Wśród nowych danin jest opłata cukrowa. Powoduje ona, że więcej płacimy za butelkę, co wynika także z podatku VAT. Ekonomista przypomina podatek od deszczu, która ma być rozszerzony. Stwierdza, że wprowadzanie kolejnych podatków tylko po to by zwiększyć wpływy do budżetu jest drogą do nikąd. Wskazuje, że
W XIX wieku Wielka Brytania [była] bardzo zadłużona po wojnach napoleońskich […]. Wydawałoby się że powinna podnieść podatki.
Jednak brytyjscy premierzy przyjęli inną logikę- obniżali podatki, aby pobudzić obrót handlowy. Wraz ze wzrostem wymiany handlowej wzrosła baza podatkowa i wpływy z podatków.
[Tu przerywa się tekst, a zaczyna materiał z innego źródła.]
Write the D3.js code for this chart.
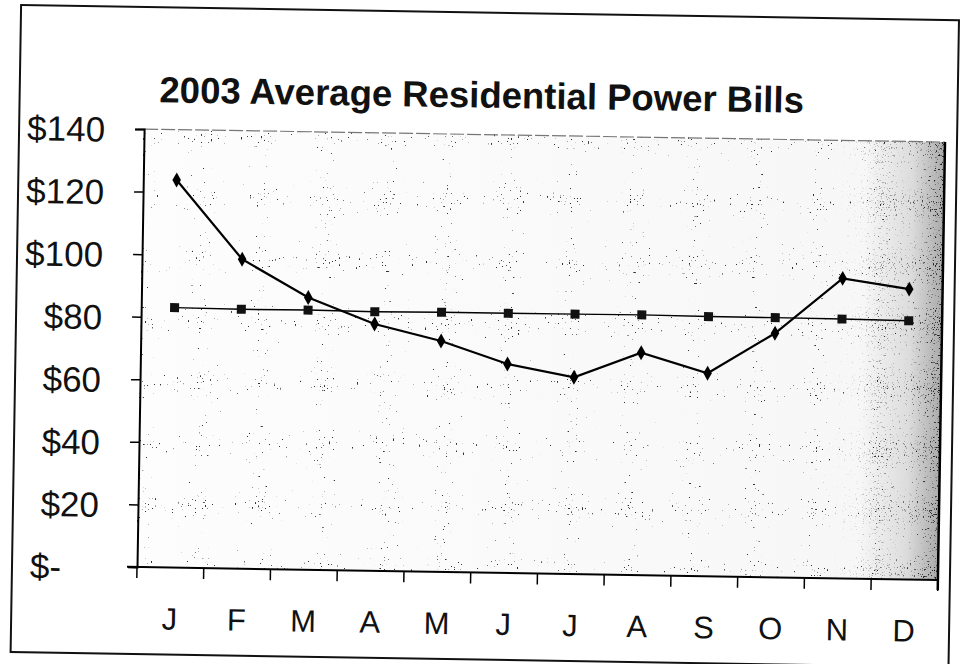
<!DOCTYPE html>
<html><head><meta charset="utf-8">
<script src="https://cdn.jsdelivr.net/npm/d3@7"></script>
<style>body{margin:0;background:#fff}</style>
</head><body>
<svg id="chart" width="964" height="664"></svg>
<script>
// ---- data ----
const months = ["J","F","M","A","M","J","J","A","S","O","N","D"];
const actualBill = [123.9, 98.9, 87.0, 78.9, 73.8, 66.8, 62.9, 71.1, 64.9, 78.0, 95.9, 92.8];
const averageBill = [83.1, 82.9, 83.0, 82.8, 83.0, 83.0, 83.1, 83.2, 83.0, 83.0, 82.9, 82.7];
const yTickValues = [0, 20, 40, 60, 80, 100, 120, 140];
const chartTitle = "2003 Average Residential Power Bills";

const svg = d3.select("#chart");
const plot = {left: 137, right: 938, top: 129, bottom: 567};
const font = "'Liberation Sans', Arial, Helvetica, sans-serif";

const defs = svg.append("defs");
const grad = defs.append("linearGradient").attr("id", "bg").attr("x1", "0%").attr("x2", "100%");
[[0, "#fdfdfd"], [0.9, "#f7f7f7"], [0.96, "#dcdcdc"], [1, "#aaaaaa"]].forEach(([o, c]) =>
  grad.append("stop").attr("offset", o).attr("stop-color", c));
const mgrad = defs.append("linearGradient").attr("id", "mg").attr("x1", "0%").attr("x2", "100%");
[[0, "#000"], [0.86, "#000"], [0.93, "#666"], [1, "#fff"]].forEach(([o, c]) =>
  mgrad.append("stop").attr("offset", o).attr("stop-color", c));
defs.append("mask").attr("id", "rightMask").attr("maskUnits", "userSpaceOnUse")
  .append("rect").attr("x", plot.left).attr("y", plot.top)
  .attr("width", plot.right - plot.left).attr("height", plot.bottom - plot.top).attr("fill", "url(#mg)");

function speckleFilter(id, freq, slope, offset, seed) {
  const f = defs.append("filter").attr("id", id).attr("x", 0).attr("y", 0).attr("width", "100%").attr("height", "100%");
  f.append("feTurbulence").attr("type", "fractalNoise").attr("baseFrequency", freq).attr("numOctaves", 1).attr("seed", seed);
  f.append("feColorMatrix").attr("type", "matrix")
    .attr("values", `0 0 0 0 0  0 0 0 0 0  0 0 0 0 0  ${slope} 0 0 0 ${offset}`);
}
speckleFilter("speckle", 0.7, 22, -14.6, 4);
speckleFilter("speckleDense", 0.85, 12, -6.9, 7);

// whole drawing slightly tilted like the scanned reference
const g = svg.append("g").attr("transform", `rotate(0.93, ${plot.left}, ${plot.bottom})`);

// outer frame
g.append("rect").attr("x", 12).attr("y", 7).attr("width", 938).attr("height", 647)
  .attr("fill", "none").attr("stroke", "#111").attr("stroke-width", 2);

const x = d3.scaleBand().domain(d3.range(months.length)).range([plot.left, plot.right]).padding(0);
const y = d3.scaleLinear().domain([0, 140]).range([plot.bottom, plot.top]);

// plot background
const pw = plot.right - plot.left, ph = plot.bottom - plot.top;
g.append("rect").attr("x", plot.left).attr("y", plot.top).attr("width", pw).attr("height", ph)
  .attr("fill", "url(#bg)");
g.append("rect").attr("x", plot.left).attr("y", plot.top).attr("width", pw).attr("height", ph)
  .attr("fill", "#000").attr("filter", "url(#speckle)").attr("opacity", 0.8);
g.append("g").attr("mask", "url(#rightMask)")
  .append("rect").attr("x", plot.left).attr("y", plot.top).attr("width", pw).attr("height", ph)
  .attr("fill", "#000").attr("filter", "url(#speckleDense)").attr("opacity", 0.85);
// plot top border and right edge
g.append("line").attr("x1", plot.left).attr("x2", plot.right).attr("y1", plot.top).attr("y2", plot.top)
  .attr("stroke", "#777").attr("stroke-width", 1.2).attr("stroke-dasharray", "14,3");
g.append("line").attr("x1", plot.right).attr("x2", plot.right).attr("y1", plot.top).attr("y2", plot.bottom + 10)
  .attr("stroke", "#000").attr("stroke-width", 2.5);

// title
g.append("text").attr("x", 474).attr("y", 102).attr("text-anchor", "middle")
  .attr("font-family", font).attr("font-weight", "bold").attr("font-size", 36.5).attr("fill", "#111")
  .text(chartTitle);

// y axis
const yAxis = d3.axisLeft(y).tickValues(yTickValues).tickSize(9).tickPadding(30)
  .tickFormat(v => v === 0 ? "$-" : "$" + v);
const ya = g.append("g").attr("transform", `translate(${plot.left},0)`).call(yAxis);
ya.select(".domain").attr("stroke", "#000").attr("stroke-width", 2);
ya.selectAll(".tick line").attr("stroke", "#000").attr("stroke-width", 1.5);
ya.selectAll(".tick text").attr("font-family", font).attr("font-size", 35).attr("fill", "#111")
  .attr("dy", "0.36em")
  .attr("x", v => v === 0 ? -76 : -39);

// x axis
const xAxis = d3.axisBottom(x).tickSize(0).tickPadding(45).tickFormat(i => months[i]);
const xa = g.append("g").attr("transform", `translate(0,${plot.bottom})`).call(xAxis);
xa.select(".domain").remove();
xa.selectAll(".tick text").attr("font-family", font).attr("font-size", 31).attr("fill", "#111")
  .attr("dy", 0).attr("y", 62);
g.append("line").attr("x1", plot.left - 10).attr("x2", plot.right).attr("y1", plot.bottom).attr("y2", plot.bottom)
  .attr("stroke", "#000").attr("stroke-width", 2);
const bounds = d3.range(months.length).map(i => x(i)).concat([x.range()[1]]);
g.selectAll(".xtick").data(bounds).join("line").attr("class", "xtick")
  .attr("x1", d => d).attr("x2", d => d).attr("y1", plot.bottom).attr("y2", plot.bottom + 11)
  .attr("stroke", "#000").attr("stroke-width", 1.5);

const cx = i => x(i) + x.bandwidth() / 2;
const line = d3.line().x((d, i) => cx(i)).y(d => y(d));

// average series (squares)
g.append("path").datum(averageBill).attr("d", line).attr("fill", "none").attr("stroke", "#000").attr("stroke-width", 1.4);
g.selectAll(".sq").data(averageBill).join("rect").attr("class", "sq")
  .attr("x", (d, i) => cx(i) - 4.5).attr("y", d => y(d) - 4.5).attr("width", 9).attr("height", 9)
  .attr("fill", "#111");

// actual series (diamonds)
g.append("path").datum(actualBill).attr("d", line).attr("fill", "none").attr("stroke", "#000").attr("stroke-width", 2.2);
const diamond = d3.symbol().type(d3.symbolDiamond).size(64);
g.selectAll(".dm").data(actualBill).join("path").attr("class", "dm")
  .attr("transform", (d, i) => `translate(${cx(i)},${y(d)})`)
  .attr("d", diamond).attr("fill", "#000");
</script>
</body></html>
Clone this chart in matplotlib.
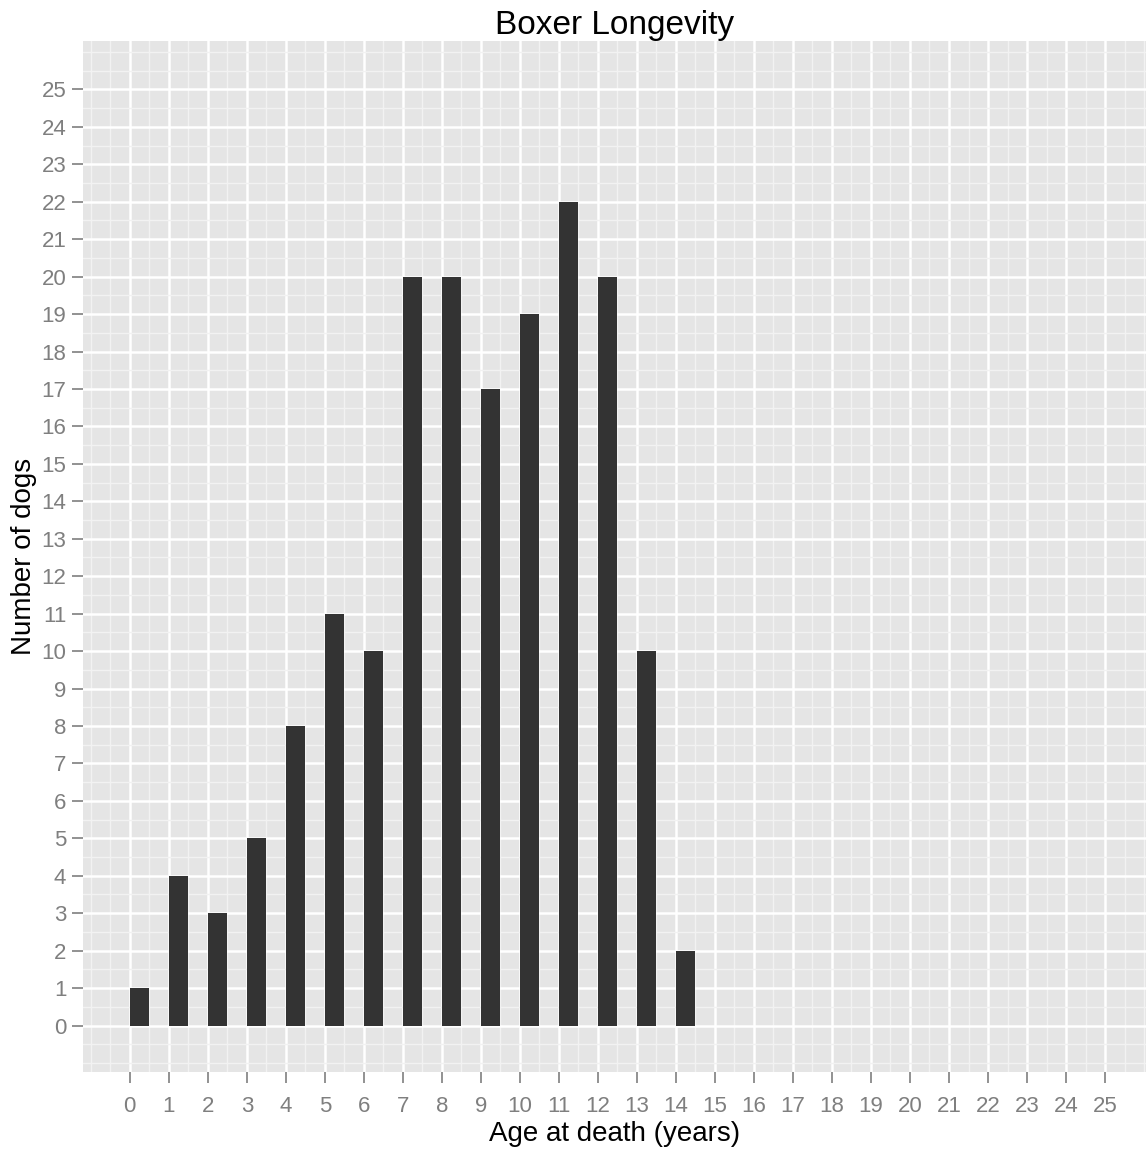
import matplotlib.pyplot as plt
from matplotlib.ticker import MultipleLocator

plt.rcParams['font.family'] = ['Liberation Sans', 'DejaVu Sans']

ages = [0, 1, 2, 3, 4, 5, 6, 7, 8, 9, 10, 11, 12, 13, 14]
dogs = [1, 4, 3, 5, 8, 11, 10, 20, 20, 17, 19, 22, 20, 10, 2]
ticks = list(range(0, 26))

fig = plt.figure(figsize=(11.46, 11.53), dpi=100)
ax = fig.add_axes([83 / 1146, 1 - 1072 / 1153, (1146 - 83) / 1146, (1072 - 40.7) / 1153])
ax.set_facecolor('#e5e5e5')

ax.bar(ages, dogs, width=0.5, align='edge', color='#333333', zorder=3)

ax.set_xlim(-1.2, 26.05)
ax.set_ylim(-1.24, 26.3)
ax.set_xticks(ticks)
ax.set_yticks(ticks)
ax.xaxis.set_minor_locator(MultipleLocator(0.5))
ax.yaxis.set_minor_locator(MultipleLocator(0.5))

ax.grid(which='major', color='white', linewidth=1.8, zorder=1)
ax.grid(which='minor', color='#f2f2f2', linewidth=1.0, zorder=0)
ax.set_axisbelow(True)

for s in ax.spines.values():
    s.set_visible(False)

ax.tick_params(which='major', length=8, width=1.2, color='#7f7f7f',
               labelcolor='#7f7f7f', labelsize=16)
ax.tick_params(axis='x', pad=9)
ax.tick_params(axis='y', pad=4)
ax.tick_params(which='minor', length=0)

ax.set_title('Boxer Longevity', fontsize=24, pad=3)
ax.set_xlabel('Age at death (years)', fontsize=20, labelpad=3)
ax.set_ylabel('Number of dogs', fontsize=20, labelpad=3)

fig.savefig('out.png', dpi=100)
Współczesnym przykładem podobnej sytuacji jest Rumunia. Wynika to z tego, że
Wpływy rosną jeżeli obciążenia obywateli maleją, bo gospodarka się po prostu rozwija.
Prof. Kwaśnicki przyznaje, że poprzednie rządy tak samo podwyższały podatki. W rezultacie mamy jeden z najwyższych podatków VAT w Europie i największe opodatkowanie pracy. Rozmówca Adriana Kowarzyka dodaje, że
Przedsiębiorcę, który wypłaca pracownikowi 2 tysiące złotych, ten pracownik kosztuje 3600 złotych.
Posłuchaj całej rozmowy już teraz!
A.P.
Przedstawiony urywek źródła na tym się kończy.